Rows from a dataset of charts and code
=-=-=
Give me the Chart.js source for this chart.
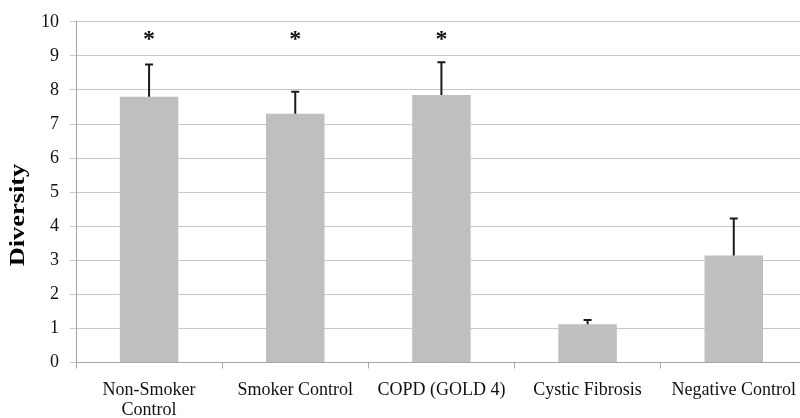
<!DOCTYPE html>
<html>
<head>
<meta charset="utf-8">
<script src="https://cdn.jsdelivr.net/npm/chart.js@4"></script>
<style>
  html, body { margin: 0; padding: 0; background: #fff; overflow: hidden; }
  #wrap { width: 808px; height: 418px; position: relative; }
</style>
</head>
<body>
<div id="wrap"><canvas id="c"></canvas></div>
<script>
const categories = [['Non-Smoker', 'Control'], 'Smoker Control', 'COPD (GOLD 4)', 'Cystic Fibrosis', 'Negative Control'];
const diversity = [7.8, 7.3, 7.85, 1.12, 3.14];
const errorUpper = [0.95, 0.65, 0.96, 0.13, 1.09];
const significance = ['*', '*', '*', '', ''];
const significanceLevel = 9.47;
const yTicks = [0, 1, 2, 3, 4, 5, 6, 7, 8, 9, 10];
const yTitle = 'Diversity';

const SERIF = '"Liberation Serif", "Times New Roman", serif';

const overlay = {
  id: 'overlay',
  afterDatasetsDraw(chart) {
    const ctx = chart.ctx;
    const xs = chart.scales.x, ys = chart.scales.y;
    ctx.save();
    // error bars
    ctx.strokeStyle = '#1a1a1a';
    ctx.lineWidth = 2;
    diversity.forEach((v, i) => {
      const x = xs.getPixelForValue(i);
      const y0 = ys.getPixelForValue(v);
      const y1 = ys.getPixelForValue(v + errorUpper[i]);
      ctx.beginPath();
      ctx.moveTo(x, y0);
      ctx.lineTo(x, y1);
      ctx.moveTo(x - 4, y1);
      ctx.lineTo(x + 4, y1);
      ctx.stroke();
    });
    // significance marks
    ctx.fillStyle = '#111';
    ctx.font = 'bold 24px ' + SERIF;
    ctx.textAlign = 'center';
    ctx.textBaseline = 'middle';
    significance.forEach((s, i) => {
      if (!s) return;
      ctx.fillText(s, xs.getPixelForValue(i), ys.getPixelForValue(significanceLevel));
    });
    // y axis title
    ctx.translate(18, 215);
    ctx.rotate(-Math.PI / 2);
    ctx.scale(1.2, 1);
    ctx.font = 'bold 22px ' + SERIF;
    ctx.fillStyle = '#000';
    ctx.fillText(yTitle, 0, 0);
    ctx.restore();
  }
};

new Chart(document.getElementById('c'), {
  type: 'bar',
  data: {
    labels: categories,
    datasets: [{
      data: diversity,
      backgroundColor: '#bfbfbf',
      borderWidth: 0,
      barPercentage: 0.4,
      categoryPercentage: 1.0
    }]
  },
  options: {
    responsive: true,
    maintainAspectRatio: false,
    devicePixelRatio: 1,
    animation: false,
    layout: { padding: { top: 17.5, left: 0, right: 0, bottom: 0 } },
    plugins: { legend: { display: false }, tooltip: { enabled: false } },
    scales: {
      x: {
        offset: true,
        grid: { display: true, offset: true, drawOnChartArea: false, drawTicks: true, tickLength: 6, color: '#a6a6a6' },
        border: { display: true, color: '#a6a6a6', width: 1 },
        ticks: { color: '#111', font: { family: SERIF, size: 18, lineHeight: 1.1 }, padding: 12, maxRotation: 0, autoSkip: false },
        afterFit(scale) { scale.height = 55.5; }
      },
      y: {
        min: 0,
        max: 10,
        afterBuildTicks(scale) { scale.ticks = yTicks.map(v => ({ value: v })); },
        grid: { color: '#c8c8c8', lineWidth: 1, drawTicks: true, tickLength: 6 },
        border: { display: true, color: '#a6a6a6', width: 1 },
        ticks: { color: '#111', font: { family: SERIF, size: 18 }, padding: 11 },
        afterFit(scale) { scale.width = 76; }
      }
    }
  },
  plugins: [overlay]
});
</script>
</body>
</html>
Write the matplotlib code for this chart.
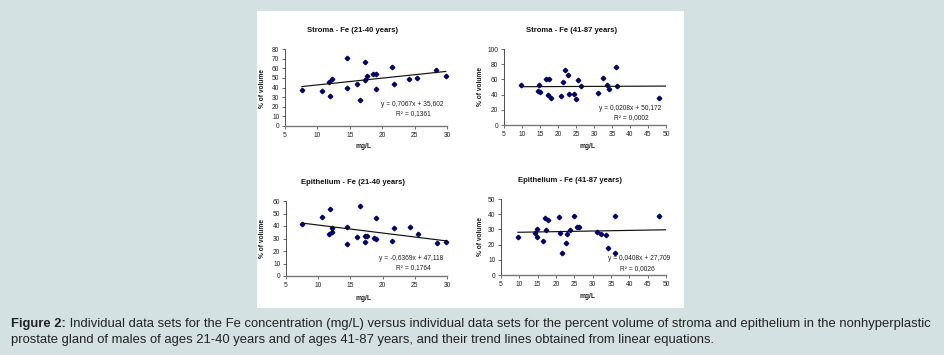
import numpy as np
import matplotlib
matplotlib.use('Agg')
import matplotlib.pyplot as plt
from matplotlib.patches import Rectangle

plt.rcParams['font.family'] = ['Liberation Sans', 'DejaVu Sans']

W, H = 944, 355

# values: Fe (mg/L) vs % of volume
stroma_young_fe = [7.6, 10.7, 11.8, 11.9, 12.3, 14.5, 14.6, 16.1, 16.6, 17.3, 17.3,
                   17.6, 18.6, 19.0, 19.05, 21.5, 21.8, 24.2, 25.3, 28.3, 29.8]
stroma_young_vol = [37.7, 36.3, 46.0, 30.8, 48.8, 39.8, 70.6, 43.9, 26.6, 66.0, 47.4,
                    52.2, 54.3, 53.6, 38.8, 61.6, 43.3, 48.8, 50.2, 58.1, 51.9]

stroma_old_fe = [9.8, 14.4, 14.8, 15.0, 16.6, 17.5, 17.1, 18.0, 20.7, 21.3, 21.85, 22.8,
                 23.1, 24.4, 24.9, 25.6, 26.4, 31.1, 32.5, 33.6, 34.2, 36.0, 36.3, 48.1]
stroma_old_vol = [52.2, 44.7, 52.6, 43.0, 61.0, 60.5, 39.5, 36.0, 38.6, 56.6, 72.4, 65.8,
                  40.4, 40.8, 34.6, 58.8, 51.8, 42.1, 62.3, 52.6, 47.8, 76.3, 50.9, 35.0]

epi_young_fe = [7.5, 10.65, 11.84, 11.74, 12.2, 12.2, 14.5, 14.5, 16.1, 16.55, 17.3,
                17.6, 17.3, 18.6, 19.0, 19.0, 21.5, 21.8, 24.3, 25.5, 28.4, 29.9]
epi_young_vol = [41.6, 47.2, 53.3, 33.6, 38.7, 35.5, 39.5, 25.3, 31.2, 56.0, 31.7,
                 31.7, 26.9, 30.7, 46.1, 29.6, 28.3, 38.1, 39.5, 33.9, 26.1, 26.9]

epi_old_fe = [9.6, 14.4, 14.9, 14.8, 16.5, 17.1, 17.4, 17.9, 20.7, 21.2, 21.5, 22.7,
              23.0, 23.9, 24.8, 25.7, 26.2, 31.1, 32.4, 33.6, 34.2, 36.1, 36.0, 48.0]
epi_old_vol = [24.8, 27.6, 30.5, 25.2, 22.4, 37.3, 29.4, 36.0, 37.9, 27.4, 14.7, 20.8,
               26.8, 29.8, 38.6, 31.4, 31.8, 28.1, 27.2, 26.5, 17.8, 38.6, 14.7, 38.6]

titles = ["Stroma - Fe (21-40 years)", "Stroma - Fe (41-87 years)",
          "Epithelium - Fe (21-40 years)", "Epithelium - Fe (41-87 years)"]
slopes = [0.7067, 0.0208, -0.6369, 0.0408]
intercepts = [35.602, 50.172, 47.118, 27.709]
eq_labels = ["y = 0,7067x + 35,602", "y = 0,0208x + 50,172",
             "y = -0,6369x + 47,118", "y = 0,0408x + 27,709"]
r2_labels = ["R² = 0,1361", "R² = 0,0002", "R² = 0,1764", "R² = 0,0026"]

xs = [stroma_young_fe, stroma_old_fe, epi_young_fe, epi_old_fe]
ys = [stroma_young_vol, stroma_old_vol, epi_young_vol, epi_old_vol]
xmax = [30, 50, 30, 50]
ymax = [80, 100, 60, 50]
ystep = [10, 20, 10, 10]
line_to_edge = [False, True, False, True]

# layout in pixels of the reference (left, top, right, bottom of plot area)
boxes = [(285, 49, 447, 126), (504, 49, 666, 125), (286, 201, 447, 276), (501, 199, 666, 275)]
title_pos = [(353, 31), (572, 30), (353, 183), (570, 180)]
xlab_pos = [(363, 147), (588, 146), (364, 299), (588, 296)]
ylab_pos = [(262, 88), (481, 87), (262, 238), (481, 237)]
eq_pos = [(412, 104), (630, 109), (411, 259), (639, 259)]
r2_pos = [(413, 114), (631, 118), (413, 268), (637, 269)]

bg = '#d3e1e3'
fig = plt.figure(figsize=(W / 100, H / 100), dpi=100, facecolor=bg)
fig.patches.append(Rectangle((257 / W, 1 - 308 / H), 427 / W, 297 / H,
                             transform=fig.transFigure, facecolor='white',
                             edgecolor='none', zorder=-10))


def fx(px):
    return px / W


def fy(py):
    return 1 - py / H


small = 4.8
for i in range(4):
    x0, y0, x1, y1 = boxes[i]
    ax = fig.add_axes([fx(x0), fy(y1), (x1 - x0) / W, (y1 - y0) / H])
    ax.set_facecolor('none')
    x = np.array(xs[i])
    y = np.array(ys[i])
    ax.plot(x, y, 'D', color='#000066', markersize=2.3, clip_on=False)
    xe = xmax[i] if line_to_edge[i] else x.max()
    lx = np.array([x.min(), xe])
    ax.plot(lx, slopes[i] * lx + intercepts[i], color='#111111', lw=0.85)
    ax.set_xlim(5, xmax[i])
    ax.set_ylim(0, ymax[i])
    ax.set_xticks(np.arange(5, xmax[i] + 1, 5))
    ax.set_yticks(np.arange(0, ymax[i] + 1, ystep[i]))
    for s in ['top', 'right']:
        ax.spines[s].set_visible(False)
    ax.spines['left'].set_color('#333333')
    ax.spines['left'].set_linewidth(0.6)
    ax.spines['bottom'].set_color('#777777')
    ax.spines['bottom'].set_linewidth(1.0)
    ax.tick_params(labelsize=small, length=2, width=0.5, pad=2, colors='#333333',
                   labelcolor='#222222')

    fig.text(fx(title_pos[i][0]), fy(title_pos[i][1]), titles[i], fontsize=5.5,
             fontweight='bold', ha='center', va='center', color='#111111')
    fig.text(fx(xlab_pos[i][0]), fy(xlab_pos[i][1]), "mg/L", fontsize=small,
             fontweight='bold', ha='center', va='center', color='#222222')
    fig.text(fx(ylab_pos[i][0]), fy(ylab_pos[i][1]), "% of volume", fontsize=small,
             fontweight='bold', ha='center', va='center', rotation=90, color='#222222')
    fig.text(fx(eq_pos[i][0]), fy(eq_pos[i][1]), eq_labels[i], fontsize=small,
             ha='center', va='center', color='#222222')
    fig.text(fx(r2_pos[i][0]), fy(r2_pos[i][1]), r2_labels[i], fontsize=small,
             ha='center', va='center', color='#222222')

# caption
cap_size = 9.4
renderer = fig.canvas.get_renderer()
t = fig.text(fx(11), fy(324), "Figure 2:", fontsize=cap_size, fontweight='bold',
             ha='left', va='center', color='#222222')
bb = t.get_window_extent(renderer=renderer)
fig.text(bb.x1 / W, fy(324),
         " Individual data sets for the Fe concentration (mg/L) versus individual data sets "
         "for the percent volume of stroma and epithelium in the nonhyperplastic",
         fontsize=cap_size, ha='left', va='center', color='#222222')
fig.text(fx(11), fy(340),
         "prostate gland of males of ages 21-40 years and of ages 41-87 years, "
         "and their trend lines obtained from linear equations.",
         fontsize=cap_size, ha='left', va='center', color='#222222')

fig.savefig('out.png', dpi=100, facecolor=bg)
=-=-=
## What is expected
Skip the pictures and repeat, word for word, the lines from the one containing "Write the matplotlib code for this chart." to the one containing "52.2, 54.3, 53.6, 38.8, 61.6, 43.3, 48.8, 50.2, 58.1, 51.9]", keeping both of those lines.

## Solution below
Write the matplotlib code for this chart.
import numpy as np
import matplotlib
matplotlib.use('Agg')
import matplotlib.pyplot as plt
from matplotlib.patches import Rectangle

plt.rcParams['font.family'] = ['Liberation Sans', 'DejaVu Sans']

W, H = 944, 355

# values: Fe (mg/L) vs % of volume
stroma_young_fe = [7.6, 10.7, 11.8, 11.9, 12.3, 14.5, 14.6, 16.1, 16.6, 17.3, 17.3,
                   17.6, 18.6, 19.0, 19.05, 21.5, 21.8, 24.2, 25.3, 28.3, 29.8]
stroma_young_vol = [37.7, 36.3, 46.0, 30.8, 48.8, 39.8, 70.6, 43.9, 26.6, 66.0, 47.4,
                    52.2, 54.3, 53.6, 38.8, 61.6, 43.3, 48.8, 50.2, 58.1, 51.9]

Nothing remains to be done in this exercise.